WORK TO COMPLETE: Pictures do not belong in your copy. Repeat all the other data exactly.

** START OF PROVIDED MATERIAL **

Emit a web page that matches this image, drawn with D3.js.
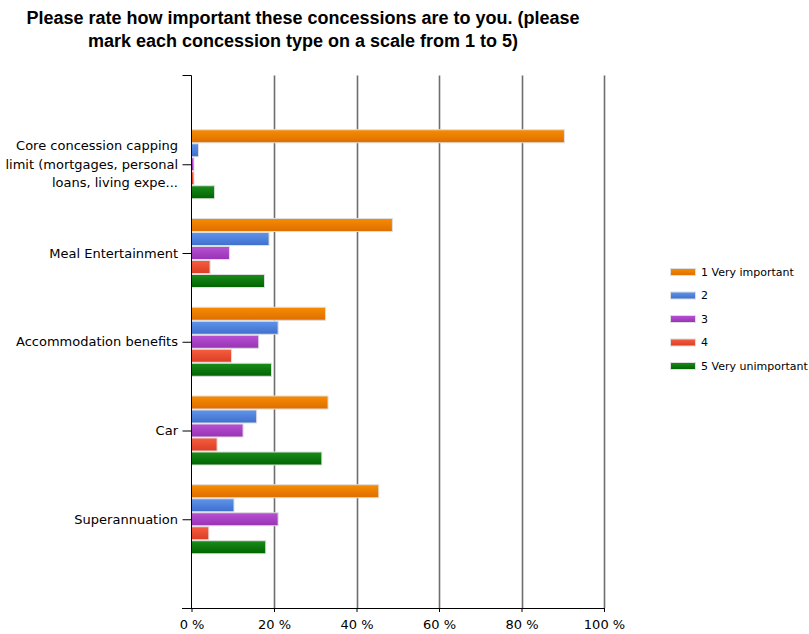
<!DOCTYPE html>
<html><head><meta charset="utf-8">
<script src="https://cdn.jsdelivr.net/npm/d3@7"></script>
<style>
html,body{margin:0;padding:0;background:#fff;}
svg{display:block;}
</style>
</head><body>
<svg id="chart" width="809" height="634"></svg>
<script>
const categories = [
  ["Core concession capping", "limit (mortgages, personal", "loans, living expe..."],
  ["Meal Entertainment"],
  ["Accommodation benefits"],
  ["Car"],
  ["Superannuation"]
];
const seriesNames = ["1 Very important", "2", "3", "4", "5 Very unimportant"];
const s1 = [90.4, 48.7, 32.5, 33.1, 45.4];
const s2 = [1.7, 18.8, 21.0, 15.8, 10.3];
const s3 = [0.6, 9.2, 16.3, 12.5, 21.0];
const s4 = [0.6, 4.5, 9.7, 6.2, 4.2];
const s5 = [5.6, 17.7, 19.4, 31.6, 18.0];
const seriesValues = [s1, s2, s3, s4, s5];
const xTicks = [0, 20, 40, 60, 80, 100];
const titleLines = ["Please rate how important these concessions are to you. (please", "mark each concession type on a scale from 1 to 5)"];

const colors = [
  ["#f78c00", "#de6e00"],
  ["#6094ea", "#3e6fcd"],
  ["#b851d3", "#9833b6"],
  ["#f65d3f", "#db3d24"],
  ["#1b8c1b", "#006400"]
];

const svg = d3.select("#chart");
const defs = svg.append("defs");
colors.forEach((c, i) => {
  const g = defs.append("linearGradient").attr("id", "g" + i)
    .attr("x1", 0).attr("y1", 0).attr("x2", 0).attr("y2", 1);
  g.append("stop").attr("offset", "0%").attr("stop-color", c[0]);
  g.append("stop").attr("offset", "100%").attr("stop-color", c[1]);
});

const x = d3.scaleLinear().domain([0, 100]).range([191.5, 604]);
const yTop = 75.5, yBot = 608;
const y = d3.scalePoint().domain(d3.range(categories.length)).range([yTop, yBot]).padding(1);
const barStep = 14;
const nS = seriesNames.length;

const labelFont = "'DejaVu Sans', Verdana, sans-serif";

// title
svg.append("g").selectAll("text").data(titleLines).join("text")
  .attr("x", 303).attr("y", (d, i) => 24 + i * 23)
  .attr("text-anchor", "middle")
  .attr("font-family", "'Liberation Sans', Arial, sans-serif")
  .attr("font-weight", "bold").attr("font-size", 18).attr("fill", "#000")
  .text(d => d);

// gridlines
svg.append("g").selectAll("line").data(xTicks.slice(1)).join("line")
  .attr("x1", d => Math.round(x(d)) + 0.5).attr("x2", d => Math.round(x(d)) + 0.5)
  .attr("y1", yTop).attr("y2", yBot)
  .attr("stroke", "#6e6e6e").attr("stroke-width", 1.6);

// bars
const groups = svg.append("g").selectAll("g").data(categories.map((c, i) => i)).join("g");
groups.each(function(ci) {
  const g = d3.select(this);
  const y0 = y(ci) - nS * barStep / 2;
  seriesValues.forEach((vals, si) => {
    g.append("rect")
      .attr("x", x(0))
      .attr("y", y0 + si * barStep + 0.5)
      .attr("width", Math.max(0, x(vals[ci]) - x(0)))
      .attr("height", barStep - 1)
      .attr("fill", "url(#g" + si + ")")
      .attr("stroke", "#dedede").attr("stroke-width", 1);
  });
});

// bottom axis
const xAxis = d3.axisBottom(x).tickValues(xTicks).tickSize(4).tickSizeOuter(0).tickFormat(d => d + " %");
const gx = svg.append("g").attr("transform", `translate(0,${yBot})`).call(xAxis);
gx.select(".domain").attr("d", `M182,0.5H${x(100)}`).attr("stroke", "#000");
gx.selectAll(".tick line").attr("stroke", "#000");
gx.selectAll(".tick text").attr("font-family", labelFont).attr("font-size", 13).attr("fill", "#000")
  .attr("y", 12).attr("dy", "0.71em");

// left axis
const yAxis = d3.axisLeft(y).tickSize(9).tickSizeOuter(0).tickFormat(() => "");
const gy = svg.append("g").attr("transform", `translate(${x(0)},0)`).call(yAxis);
gy.select(".domain").attr("d", `M-9,${yTop}H0V${yBot}`).attr("stroke", "#000");
gy.selectAll(".tick line").attr("stroke", "#000");

// category labels
categories.forEach((lines, ci) => {
  const n = lines.length;
  svg.append("g").selectAll("text").data(lines).join("text")
    .attr("x", 178)
    .attr("y", (d, i) => y(ci) + (i - (n - 1) / 2) * 18.5)
    .attr("dy", "0.35em")
    .attr("text-anchor", "end")
    .attr("font-family", labelFont).attr("font-size", 13).attr("fill", "#000")
    .text(d => d);
});

// legend
const leg = svg.append("g").selectAll("g").data(seriesNames).join("g")
  .attr("transform", (d, i) => `translate(670,${272 + i * 23.5})`);
leg.append("rect").attr("x", 0.5).attr("y", -3.5).attr("width", 25).attr("height", 7)
  .attr("fill", (d, i) => "url(#g" + i + ")").attr("stroke", "#dedede");
leg.append("text").attr("x", 31).attr("y", 0).attr("dy", "0.35em")
  .attr("font-family", labelFont).attr("font-size", 11).attr("fill", "#000")
  .text(d => d);
</script>
</body></html>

** END OF PROVIDED MATERIAL **

SOLUTION TO THIS TASK:
Emit a web page that matches this image, drawn with D3.js.
<!DOCTYPE html>
<html><head><meta charset="utf-8">
<script src="https://cdn.jsdelivr.net/npm/d3@7"></script>
<style>
html,body{margin:0;padding:0;background:#fff;}
svg{display:block;}
</style>
</head><body>
<svg id="chart" width="809" height="634"></svg>
<script>
const categories = [
  ["Core concession capping", "limit (mortgages, personal", "loans, living expe..."],
  ["Meal Entertainment"],
  ["Accommodation benefits"],
  ["Car"],
  ["Superannuation"]
];
const seriesNames = ["1 Very important", "2", "3", "4", "5 Very unimportant"];
const s1 = [90.4, 48.7, 32.5, 33.1, 45.4];
const s2 = [1.7, 18.8, 21.0, 15.8, 10.3];
const s3 = [0.6, 9.2, 16.3, 12.5, 21.0];
const s4 = [0.6, 4.5, 9.7, 6.2, 4.2];
const s5 = [5.6, 17.7, 19.4, 31.6, 18.0];
const seriesValues = [s1, s2, s3, s4, s5];
const xTicks = [0, 20, 40, 60, 80, 100];
const titleLines = ["Please rate how important these concessions are to you. (please", "mark each concession type on a scale from 1 to 5)"];

const colors = [
  ["#f78c00", "#de6e00"],
  ["#6094ea", "#3e6fcd"],
  ["#b851d3", "#9833b6"],
  ["#f65d3f", "#db3d24"],
  ["#1b8c1b", "#006400"]
];

const svg = d3.select("#chart");
const defs = svg.append("defs");
colors.forEach((c, i) => {
  const g = defs.append("linearGradient").attr("id", "g" + i)
    .attr("x1", 0).attr("y1", 0).attr("x2", 0).attr("y2", 1);
  g.append("stop").attr("offset", "0%").attr("stop-color", c[0]);
  g.append("stop").attr("offset", "100%").attr("stop-color", c[1]);
});

const x = d3.scaleLinear().domain([0, 100]).range([191.5, 604]);
const yTop = 75.5, yBot = 608;
const y = d3.scalePoint().domain(d3.range(categories.length)).range([yTop, yBot]).padding(1);
const barStep = 14;
const nS = seriesNames.length;

const labelFont = "'DejaVu Sans', Verdana, sans-serif";

// title
svg.append("g").selectAll("text").data(titleLines).join("text")
  .attr("x", 303).attr("y", (d, i) => 24 + i * 23)
  .attr("text-anchor", "middle")
  .attr("font-family", "'Liberation Sans', Arial, sans-serif")
  .attr("font-weight", "bold").attr("font-size", 18).attr("fill", "#000")
  .text(d => d);

// gridlines
svg.append("g").selectAll("line").data(xTicks.slice(1)).join("line")
  .attr("x1", d => Math.round(x(d)) + 0.5).attr("x2", d => Math.round(x(d)) + 0.5)
  .attr("y1", yTop).attr("y2", yBot)
  .attr("stroke", "#6e6e6e").attr("stroke-width", 1.6);

// bars
const groups = svg.append("g").selectAll("g").data(categories.map((c, i) => i)).join("g");
groups.each(function(ci) {
  const g = d3.select(this);
  const y0 = y(ci) - nS * barStep / 2;
  seriesValues.forEach((vals, si) => {
    g.append("rect")
      .attr("x", x(0))
      .attr("y", y0 + si * barStep + 0.5)
      .attr("width", Math.max(0, x(vals[ci]) - x(0)))
      .attr("height", barStep - 1)
      .attr("fill", "url(#g" + si + ")")
      .attr("stroke", "#dedede").attr("stroke-width", 1);
  });
});

// bottom axis
const xAxis = d3.axisBottom(x).tickValues(xTicks).tickSize(4).tickSizeOuter(0).tickFormat(d => d + " %");
const gx = svg.append("g").attr("transform", `translate(0,${yBot})`).call(xAxis);
gx.select(".domain").attr("d", `M182,0.5H${x(100)}`).attr("stroke", "#000");
gx.selectAll(".tick line").attr("stroke", "#000");
gx.selectAll(".tick text").attr("font-family", labelFont).attr("font-size", 13).attr("fill", "#000")
  .attr("y", 12).attr("dy", "0.71em");

// left axis
const yAxis = d3.axisLeft(y).tickSize(9).tickSizeOuter(0).tickFormat(() => "");
const gy = svg.append("g").attr("transform", `translate(${x(0)},0)`).call(yAxis);
gy.select(".domain").attr("d", `M-9,${yTop}H0V${yBot}`).attr("stroke", "#000");
gy.selectAll(".tick line").attr("stroke", "#000");

// category labels
categories.forEach((lines, ci) => {
  const n = lines.length;
  svg.append("g").selectAll("text").data(lines).join("text")
    .attr("x", 178)
    .attr("y", (d, i) => y(ci) + (i - (n - 1) / 2) * 18.5)
    .attr("dy", "0.35em")
    .attr("text-anchor", "end")
    .attr("font-family", labelFont).attr("font-size", 13).attr("fill", "#000")
    .text(d => d);
});

// legend
const leg = svg.append("g").selectAll("g").data(seriesNames).join("g")
  .attr("transform", (d, i) => `translate(670,${272 + i * 23.5})`);
leg.append("rect").attr("x", 0.5).attr("y", -3.5).attr("width", 25).attr("height", 7)
  .attr("fill", (d, i) => "url(#g" + i + ")").attr("stroke", "#dedede");
leg.append("text").attr("x", 31).attr("y", 0).attr("dy", "0.35em")
  .attr("font-family", labelFont).attr("font-size", 11).attr("fill", "#000")
  .text(d => d);
</script>
</body></html>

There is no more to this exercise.